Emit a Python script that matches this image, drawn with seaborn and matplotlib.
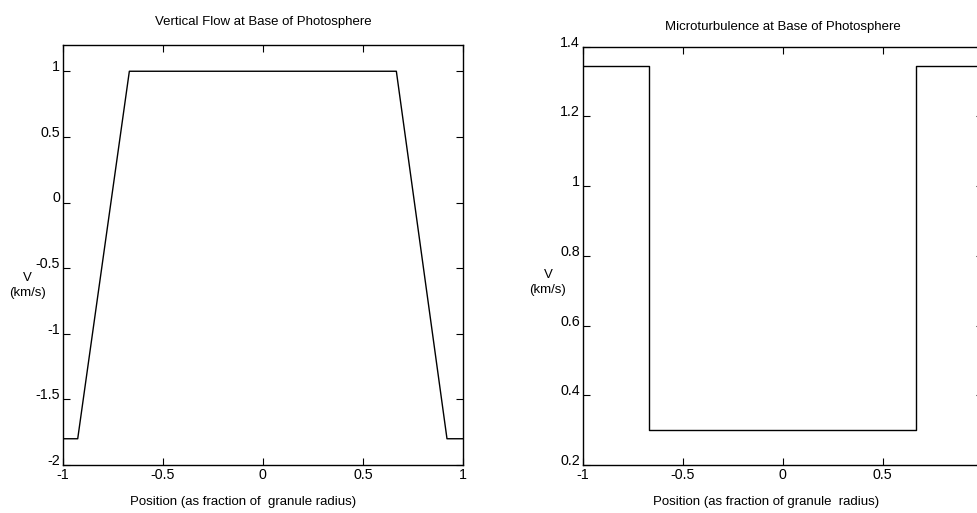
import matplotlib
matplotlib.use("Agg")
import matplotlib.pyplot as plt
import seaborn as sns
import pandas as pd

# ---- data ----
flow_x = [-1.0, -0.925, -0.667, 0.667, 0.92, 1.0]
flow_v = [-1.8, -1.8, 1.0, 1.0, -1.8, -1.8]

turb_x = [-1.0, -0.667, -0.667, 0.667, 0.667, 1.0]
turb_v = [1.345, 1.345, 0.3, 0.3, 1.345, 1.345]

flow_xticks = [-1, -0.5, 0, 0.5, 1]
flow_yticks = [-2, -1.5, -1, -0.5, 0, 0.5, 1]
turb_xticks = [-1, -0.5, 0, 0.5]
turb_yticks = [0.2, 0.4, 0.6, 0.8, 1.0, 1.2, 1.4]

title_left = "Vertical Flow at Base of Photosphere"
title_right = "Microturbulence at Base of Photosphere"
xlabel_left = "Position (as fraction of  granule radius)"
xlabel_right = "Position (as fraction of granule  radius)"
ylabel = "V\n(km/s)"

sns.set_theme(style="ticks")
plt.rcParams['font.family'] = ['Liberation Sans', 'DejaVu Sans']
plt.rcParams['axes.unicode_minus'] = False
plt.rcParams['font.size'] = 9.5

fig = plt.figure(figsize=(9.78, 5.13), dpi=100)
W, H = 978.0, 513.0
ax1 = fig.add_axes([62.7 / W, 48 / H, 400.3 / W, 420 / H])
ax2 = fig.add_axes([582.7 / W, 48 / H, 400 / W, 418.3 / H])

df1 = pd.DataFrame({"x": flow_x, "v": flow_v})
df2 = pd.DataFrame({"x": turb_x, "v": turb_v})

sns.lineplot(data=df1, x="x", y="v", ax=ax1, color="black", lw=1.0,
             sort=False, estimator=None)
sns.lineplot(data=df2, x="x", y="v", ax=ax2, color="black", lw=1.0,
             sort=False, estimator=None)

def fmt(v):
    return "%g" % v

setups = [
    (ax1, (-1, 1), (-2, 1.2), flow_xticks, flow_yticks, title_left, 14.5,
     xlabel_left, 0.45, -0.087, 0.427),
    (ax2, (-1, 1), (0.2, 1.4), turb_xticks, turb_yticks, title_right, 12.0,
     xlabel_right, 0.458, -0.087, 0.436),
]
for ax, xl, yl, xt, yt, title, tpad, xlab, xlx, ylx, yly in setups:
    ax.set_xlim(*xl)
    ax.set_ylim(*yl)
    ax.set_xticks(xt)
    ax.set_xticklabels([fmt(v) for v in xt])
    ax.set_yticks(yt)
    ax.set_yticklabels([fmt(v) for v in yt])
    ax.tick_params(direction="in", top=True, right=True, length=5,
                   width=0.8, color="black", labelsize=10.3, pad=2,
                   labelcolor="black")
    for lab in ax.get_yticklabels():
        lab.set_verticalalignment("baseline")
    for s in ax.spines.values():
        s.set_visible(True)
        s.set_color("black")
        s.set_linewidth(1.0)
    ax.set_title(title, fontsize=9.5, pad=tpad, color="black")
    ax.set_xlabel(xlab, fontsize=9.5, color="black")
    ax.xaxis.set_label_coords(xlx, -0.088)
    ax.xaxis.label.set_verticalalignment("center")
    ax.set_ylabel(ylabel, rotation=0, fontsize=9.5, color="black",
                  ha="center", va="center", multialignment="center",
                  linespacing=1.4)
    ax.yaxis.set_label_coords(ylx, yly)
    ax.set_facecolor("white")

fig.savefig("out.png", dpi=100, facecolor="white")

--

> _What you should do_: Print the data above verbatim from the first line through the line holding "plt.rcParams['font.size'] = 9.5", leaving every picture out.

> _Output for this exercise_:
Emit a Python script that matches this image, drawn with seaborn and matplotlib.
import matplotlib
matplotlib.use("Agg")
import matplotlib.pyplot as plt
import seaborn as sns
import pandas as pd

# ---- data ----
flow_x = [-1.0, -0.925, -0.667, 0.667, 0.92, 1.0]
flow_v = [-1.8, -1.8, 1.0, 1.0, -1.8, -1.8]

turb_x = [-1.0, -0.667, -0.667, 0.667, 0.667, 1.0]
turb_v = [1.345, 1.345, 0.3, 0.3, 1.345, 1.345]

flow_xticks = [-1, -0.5, 0, 0.5, 1]
flow_yticks = [-2, -1.5, -1, -0.5, 0, 0.5, 1]
turb_xticks = [-1, -0.5, 0, 0.5]
turb_yticks = [0.2, 0.4, 0.6, 0.8, 1.0, 1.2, 1.4]

title_left = "Vertical Flow at Base of Photosphere"
title_right = "Microturbulence at Base of Photosphere"
xlabel_left = "Position (as fraction of  granule radius)"
xlabel_right = "Position (as fraction of granule  radius)"
ylabel = "V\n(km/s)"

sns.set_theme(style="ticks")
plt.rcParams['font.family'] = ['Liberation Sans', 'DejaVu Sans']
plt.rcParams['axes.unicode_minus'] = False
plt.rcParams['font.size'] = 9.5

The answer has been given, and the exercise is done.